Do you have many features?
How much time do you have to implement Deep Learning?
Which is more important — a high degree of interpretability or a high degree of accuracy? Is this a one-time analysis or will you be incorporating additional data later on?
Let’s break down the above questions and what your answers to them could mean.
Deep Learning is typically used to answer hard and complex problems. For example, you could train a model to determine the quantity to manufacture across a series of various products based on demand data. While predicting how much to manufacture for a single product can be considered a simple problem, the complexity in the above example comes from predicting a large number of different products. In this case, Deep Learning is especially helpful when the products share attributes, since the model is able consider interactions between the products.
Another example of a complex problem is if you want to classify fraud detection customers in a financial setting. This is a difficult problem that many companies have faced for years, which can be modeled using Deep Learning techniques.
That doesn’t mean you can’t use it for a simple problem, but often it is faster to implement or analyze something using regression rather than setting up Deep Learning. If you only have one feature/variable, a Deep Learning model won’t be able to utilize what it’s good at, which is finding interactions between features to predict the target. If you only have one feature, you will probably get similar results if you just used regression.

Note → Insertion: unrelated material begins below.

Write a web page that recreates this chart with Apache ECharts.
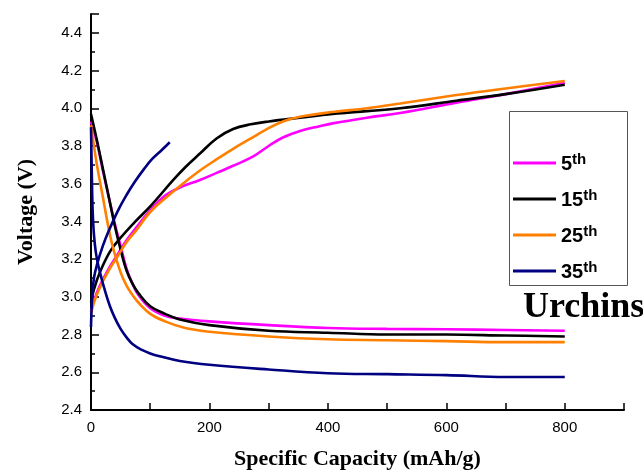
<!DOCTYPE html>
<html>
<head>
<meta charset="utf-8">
<script src="https://cdn.jsdelivr.net/npm/echarts@6/dist/echarts.min.js"></script>
<style>html,body{margin:0;padding:0;background:#fff;}#c{width:643px;height:470px;}</style>
</head>
<body>
<div id="c"></div>
<script>
// ---- data ----
const cycleNames = ['5th', '15th', '25th', '35th'];
const cycleColors = ['#ff00ff', '#000000', '#ff8000', '#000080'];
const xTickLabels = [0, 200, 400, 600, 800];
const yTickLabels = [2.4, 2.6, 2.8, 3.0, 3.2, 3.4, 3.6, 3.8, 4.0, 4.2, 4.4];

// discharge curves [capacity mAh/g, voltage V]
const dis5 = [[0,3.93],[10,3.82],[20,3.67],[30,3.53],[40,3.39],[50,3.27],[60,3.15],[70,3.07],[80,3.01],[100,2.94],[125,2.90],[150,2.885],[200,2.87],[300,2.85],[400,2.835],[500,2.83],[600,2.828],[700,2.824],[800,2.82]];
const dis15 = [[0,3.97],[10,3.83],[20,3.68],[30,3.53],[40,3.38],[50,3.25],[60,3.14],[70,3.07],[80,3.02],[100,2.95],[125,2.91],[150,2.88],[200,2.85],[300,2.82],[400,2.81],[500,2.80],[600,2.80],[700,2.795],[800,2.79]];
const dis25 = [[0,3.91],[5,3.80],[10,3.70],[20,3.53],[30,3.36],[38,3.25],[50,3.13],[60,3.06],[70,3.01],[80,2.97],[100,2.91],[125,2.87],[159,2.835],[200,2.815],[300,2.79],[400,2.775],[500,2.77],[600,2.765],[700,2.76],[800,2.76]];
const dis35 = [[0,3.90],[1,3.72],[2,3.55],[3,3.44],[5,3.33],[8,3.24],[12,3.17],[16,3.12],[22,3.05],[32,2.95],[40,2.89],[50,2.83],[60,2.785],[70,2.75],[85,2.72],[100,2.70],[116,2.685],[150,2.66],[200,2.64],[300,2.615],[400,2.595],[500,2.59],[600,2.585],[700,2.575],[800,2.575]];

// charge curves
const chg5 = [[0,2.92],[5,2.98],[15,3.06],[30,3.15],[44,3.22],[60,3.30],[77,3.37],[100,3.46],[122,3.53],[150,3.58],[184,3.62],[214,3.66],[240,3.695],[274,3.745],[300,3.80],[324,3.845],[353,3.88],[386,3.905],[408,3.92],[466,3.95],[522,3.975],[617,4.03],[700,4.075],[800,4.135]];
const chg15 = [[0,2.97],[5,3.04],[15,3.13],[32,3.24],[49,3.31],[75,3.40],[100,3.48],[139,3.62],[160,3.69],[184,3.76],[212,3.84],[240,3.89],[270,3.915],[300,3.93],[353,3.95],[408,3.97],[466,3.985],[522,4.0],[617,4.04],[700,4.075],[800,4.125]];
const chg25 = [[0,2.91],[5,2.97],[15,3.05],[30,3.14],[44,3.21],[60,3.29],[77,3.355],[100,3.45],[128,3.53],[155,3.60],[184,3.67],[210,3.725],[240,3.785],[270,3.84],[297,3.89],[324,3.93],[353,3.955],[408,3.98],[466,4.0],[522,4.025],[617,4.07],[700,4.105],[800,4.145]];
const chg35 = [[0,2.84],[2,3.00],[5,3.10],[10,3.17],[20,3.27],[30,3.35],[46,3.46],[60,3.54],[74,3.61],[90,3.68],[103,3.73],[120,3.78],[133,3.82]];

const curves = [[dis5, chg5], [dis15, chg15], [dis25, chg25], [dis35, chg35]];

const series = [];
curves.forEach((pair, i) => {
  pair.forEach(d => {
    series.push({
      name: cycleNames[i],
      type: 'line',
      data: d,
      symbol: 'none',
      smooth: 0.4,
      color: cycleColors[i],
      lineStyle: { width: 2.6, color: cycleColors[i] },
      z: 2 + i
    });
  });
});

const chart = echarts.init(document.getElementById('c'), null, { renderer: 'canvas' });
chart.setOption({
  animation: false,
  backgroundColor: '#ffffff',
  grid: { left: 91, right: 19, top: 14, bottom: 60, containLabel: false, outerBoundsMode: 'none' },
  xAxis: {
    type: 'value', min: 0, max: 900, interval: 100,
    name: 'Specific Capacity (mAh/g)', nameLocation: 'middle', nameGap: 38,
    nameTextStyle: { fontFamily: 'Liberation Serif', fontWeight: 'bold', fontSize: 22, color: '#000' },
    axisLine: { show: true, onZero: false, lineStyle: { color: '#000', width: 2 } },
    axisTick: { show: true, inside: true, length: 7, lineStyle: { color: '#000', width: 1.5 } },
    axisLabel: { customValues: xTickLabels, fontFamily: 'Liberation Sans', fontSize: 15, color: '#000', margin: 10 },
    splitLine: { show: false }
  },
  yAxis: {
    type: 'value', min: 2.4, max: 4.5, interval: 0.2,
    name: 'Voltage (V)', nameLocation: 'middle', nameGap: 54,
    nameTextStyle: { fontFamily: 'Liberation Serif', fontWeight: 'bold', fontSize: 22, color: '#000' },
    axisLine: { show: true, lineStyle: { color: '#000', width: 2 } },
    axisTick: { show: true, inside: true, length: 8, lineStyle: { color: '#000', width: 1.5 } },
    minorTick: { show: true, splitNumber: 2, length: 4, lineStyle: { color: '#000', width: 1.5 } },
    axisLabel: { customValues: yTickLabels, formatter: v => v.toFixed(1), fontFamily: 'Liberation Sans', fontSize: 15, color: '#000', margin: 9 },
    splitLine: { show: false }
  },
  legend: {
    data: cycleNames,
    orient: 'vertical',
    left: 513, top: 152,
    icon: 'rect', itemWidth: 43, itemHeight: 3, itemGap: 14,
    padding: 0,
    formatter: name => '{n|' + name.replace('th', '') + '}{s|th}',
    textStyle: {
      rich: {
        n: { fontFamily: 'Liberation Sans', fontWeight: 'bold', fontSize: 20, color: '#000', lineHeight: 22, verticalAlign: 'bottom' },
        s: { fontFamily: 'Liberation Sans', fontWeight: 'bold', fontSize: 15, color: '#000', lineHeight: 22, verticalAlign: 'top' }
      }
    }
  },
  graphic: [
    { type: 'rect', left: 507, top: 109, shape: { width: 118, height: 174 }, style: { fill: 'none', stroke: '#555', lineWidth: 1 }, z: 0 },
    { type: 'text', left: 523, top: 290, style: { text: 'Urchins', fontFamily: 'Liberation Serif', fontWeight: 'bold', fontSize: 36, fill: '#000' } }
  ],
  series: series
});
</script>
</body>
</html>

Deep Learning takes time to implement. Even though the math is done for you in the existing libraries, setting up the data, the model architecture, and hyper-parameter tuning is not done in a day. So, if you are in a rush to get results, this may not be the right time to try Deep Learning.
It is also important to determine if interpreting results is important in your project, or if you only care about accuracy. Deep Learning models can often give great accuracy, but at the cost of it being a “black box”. With some effort you may be able to decode the weights of the model, but in general the simpler the technique, the easier it is to get coefficient weights and actually quantify the relationships. If you need to be able to say exactly what is going on with your model, Deep Learning might not be appropriate.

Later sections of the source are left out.